My expectations for what the salon should be and the reality of my experience collided in two very different pictures. I had a clear image for how this was going to go, and this was not it. And, as I held tightly onto my expectations for the day, they were making me crazy and literally wanting to pull my hair out! So I had a choice to make; keep fighting for them or let them go. I gave up the fight, stepped the reality of the day and gave myself grace to take a nap after the salon.

As a mom of three young kids, my days rarely go as planned. And I often find myself in this battle with the formidable opponent of expectations.

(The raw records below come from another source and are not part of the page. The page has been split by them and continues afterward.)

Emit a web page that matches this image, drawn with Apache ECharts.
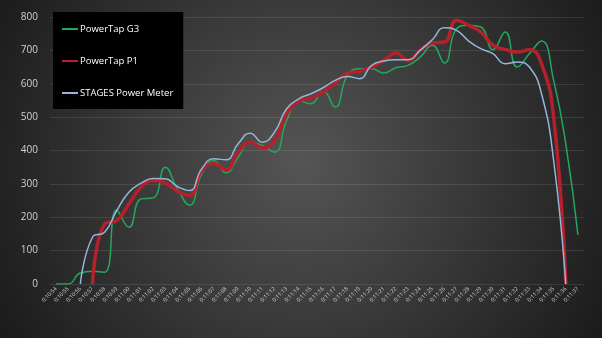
<!DOCTYPE html>
<html><head><meta charset="utf-8">
<script src="https://cdn.jsdelivr.net/npm/echarts@6/dist/echarts.min.js"></script>
<style>html,body{margin:0;padding:0;background:#2a2a2a}#c{width:602px;height:338px}</style>
</head><body><div id="c"></div>
<script>
var categories = ['0:10:54','0:10:55','0:10:56','0:10:57','0:10:58','0:10:59','0:11:00','0:11:01','0:11:02','0:11:03','0:11:04','0:11:05','0:11:06','0:11:07','0:11:08','0:11:09','0:11:10','0:11:11','0:11:12','0:11:13','0:11:14','0:11:15','0:11:16','0:11:17','0:11:18','0:11:19','0:11:20','0:11:21','0:11:22','0:11:23','0:11:24','0:11:25','0:11:26','0:11:27','0:11:28','0:11:29','0:11:30','0:11:31','0:11:32','0:11:33','0:11:34','0:11:35','0:11:36','0:11:37'];
var powerTapG3 = [0,0,33,38,35,222,170,255,258,350,285,236,330,370,333,380,425,415,395,490,548,540,578,530,625,645,645,632,648,655,680,715,662,765,775,770,702,755,650,690,728,610,420,147];
var powerTapP1 = [null,null,null,0,180,190,240,290,310,303,278,265,340,360,342,395,425,408,430,510,548,557,575,602,632,637,650,670,692,670,700,722,725,790,775,755,715,703,695,702,660,500,0,null];
var stagesPM = [null,null,0,140,155,220,275,302,316,315,292,280,345,375,372,420,452,425,455,525,555,570,588,610,622,615,655,668,672,672,700,732,768,760,728,705,690,660,665,650,570,370,0,null];
var seriesNames = ['PowerTap G3','PowerTap P1','STAGES Power Meter'];
var yTicks = {min:0, max:800, interval:100};

var chart = echarts.init(document.getElementById('c'), null, {renderer:'canvas'});
chart.setOption({
  animation:false,
  backgroundColor:{type:'radial', x:0.5, y:0.48, r:1.0, colorStops:[{offset:0,color:'#555555'},{offset:1,color:'#1c1c1c'}]},
  grid:{left:50, right:18, top:17, bottom:54, containLabel:false},
  legend:{
    orient:'vertical', left:53, top:12,
    backgroundColor:'#000', padding:[12,10,11,9], itemGap:22,
    itemWidth:16, itemHeight:2, icon:'rect',
    textStyle:{color:'#ffffff', fontSize:9.5, fontFamily:'Open Sans', padding:[0,0,0,-3]},
    data:seriesNames
  },
  xAxis:{
    type:'category', data:categories, boundaryGap:true,
    axisLine:{show:false}, axisTick:{show:false},
    axisLabel:{rotate:45, fontSize:5.5, color:'#cfcfcf', interval:0, margin:4, fontFamily:'Open Sans'}
  },
  yAxis:{
    type:'value', min:yTicks.min, max:yTicks.max, interval:yTicks.interval,
    axisLine:{show:false}, axisTick:{show:false},
    axisLabel:{fontSize:10, color:'#d0d0d0', margin:12, fontFamily:'Open Sans'},
    splitLine:{lineStyle:{color:'rgba(255,255,255,0.1)', width:1}}
  },
  series:[
    {name:seriesNames[0], type:'line', data:powerTapG3, smooth:0.5, showSymbol:false,
     lineStyle:{color:'#22a85c', width:1.5}, itemStyle:{color:'#22a85c'}},
    {name:seriesNames[1], type:'line', data:powerTapP1, smooth:0.5, showSymbol:false,
     lineStyle:{color:'#b5212a', width:3.5}, itemStyle:{color:'#b5212a'}},
    {name:seriesNames[2], type:'line', data:stagesPM, smooth:0.5, showSymbol:false,
     lineStyle:{color:'#94b6da', width:1.5}, itemStyle:{color:'#94b6da'}}
  ]
});
</script></body></html>
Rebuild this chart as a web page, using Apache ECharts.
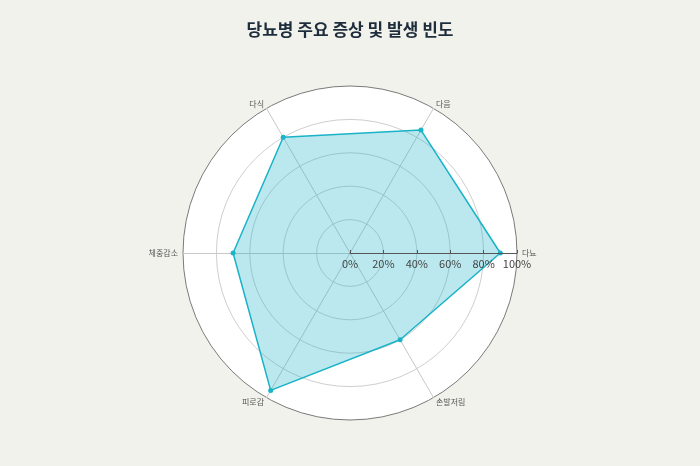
<!DOCTYPE html>
<html><head><meta charset="utf-8">
<script src="https://cdn.jsdelivr.net/npm/echarts@6/dist/echarts.min.js"></script>
<style>html,body{margin:0;padding:0;background:#f2f2ed;}#c{width:700px;height:466px;}</style>
</head><body><div id="c"></div>
<script>
const symptoms = ['다뇨', '다음', '다식', '체중감소', '피로감', '손발저림'];
const frequency = [90, 85, 80, 70, 95, 60];
const radiusTicks = [0, 20, 40, 60, 80, 100];
const titleText = '당뇨병 주요 증상 및 발생 빈도';

const font = '"Noto Sans CJK KR", "Noto Sans", sans-serif';
const chart = echarts.init(document.getElementById('c'));
chart.setOption({
  backgroundColor: '#f2f2ed',
  title: {
    text: titleText, left: 'center', top: 16,
    textStyle: { fontFamily: font, fontSize: 17, fontWeight: 'bold', color: '#1e2d3b' }
  },
  radar: {
    center: [350, 253], radius: 167, startAngle: 0, shape: 'circle',
    splitNumber: 5,
    indicator: symptoms.map(n => ({ name: n, min: 0, max: radiusTicks[radiusTicks.length - 1] })),
    axisName: { color: '#555', fontSize: 8, fontFamily: font },
    nameGap: 5,
    axisLine: { lineStyle: { color: '#c8c8c8', width: 1 } },
    splitLine: { lineStyle: { color: ['#cfcfcf', '#cfcfcf', '#cfcfcf', '#cfcfcf', '#cfcfcf', '#7a7a7a'], width: 1 } },
    splitArea: { show: true, areaStyle: { color: ['#ffffff'] } }
  },
  polar: { center: [350, 253], radius: 167 },
  angleAxis: { show: false, startAngle: 0, min: 0, max: 360 },
  radiusAxis: {
    min: 0, max: 100, interval: 20,
    axisLine: { show: true, lineStyle: { color: '#555', width: 1 } },
    axisTick: { show: true, inside: false, length: 3, lineStyle: { color: '#555' } },
    axisLabel: { formatter: '{value}%', fontSize: 11, color: '#444', fontFamily: font, margin: -5, verticalAlign: 'top' },
    splitLine: { show: false },
    z: 5
  },
  series: [{
    type: 'radar',
    symbol: 'circle', symbolSize: 5,
    lineStyle: { color: '#1ab3c8', width: 1.5 },
    itemStyle: { color: '#1ab3c8' },
    areaStyle: { color: '#1ab3c8', opacity: 0.3 },
    data: [{ value: frequency, name: '발생 빈도' }]
  }]
});
</script></body></html>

Ones I put on myself and ones I (probably falsely) believe others put on me.

There are expectations for how much I can do in a day, how many people I can serve outside my home, how fast I can run after having three kids, how my house should look, how a “good mom” should parent her children, how domestic I should be, how quickly I can cultivate friendships in this stage of life, the list goes on. And in all of these, my expectations and reality paint two different pictures. When I insist on the first, I miss the real life in the other.

Expectations have a way of inviting the intruders of entitlement and comparison into the territory of thanksgiving and joy that has been won for us. When we hold onto them, they put an ugly frame around the gift of the present. They push away the honesty that ushers in grace. Expectations of who and how we should be lead us to pretend…pretend with God, others and ourselves. And this pretending blinds us to the grace that’s available to us in the present.

Expectations can be a prison and I’m learning to break free of them! Rather than holding onto them tightly, I am learning to hold tightly onto grace. Because expectations are about striving, and grace is about surrender. Expectations say “I’ll be enough when,” but grace says “I’m enough in Him.” Expectations are often rooted in fear, but grace is always rooted in love.

Expectations see “imperfection.” Grace sees “I’m perfection.”

Expectations come from the world, but grace comes from God. And He is teaching me how to freely embrace my messy life as it is. Rather than strive to change it, I am inviting grace in to change me. And from that scandalous grace in the midst of chaos and unmet expectations comes a peace that surpasses even the quietest salon experience.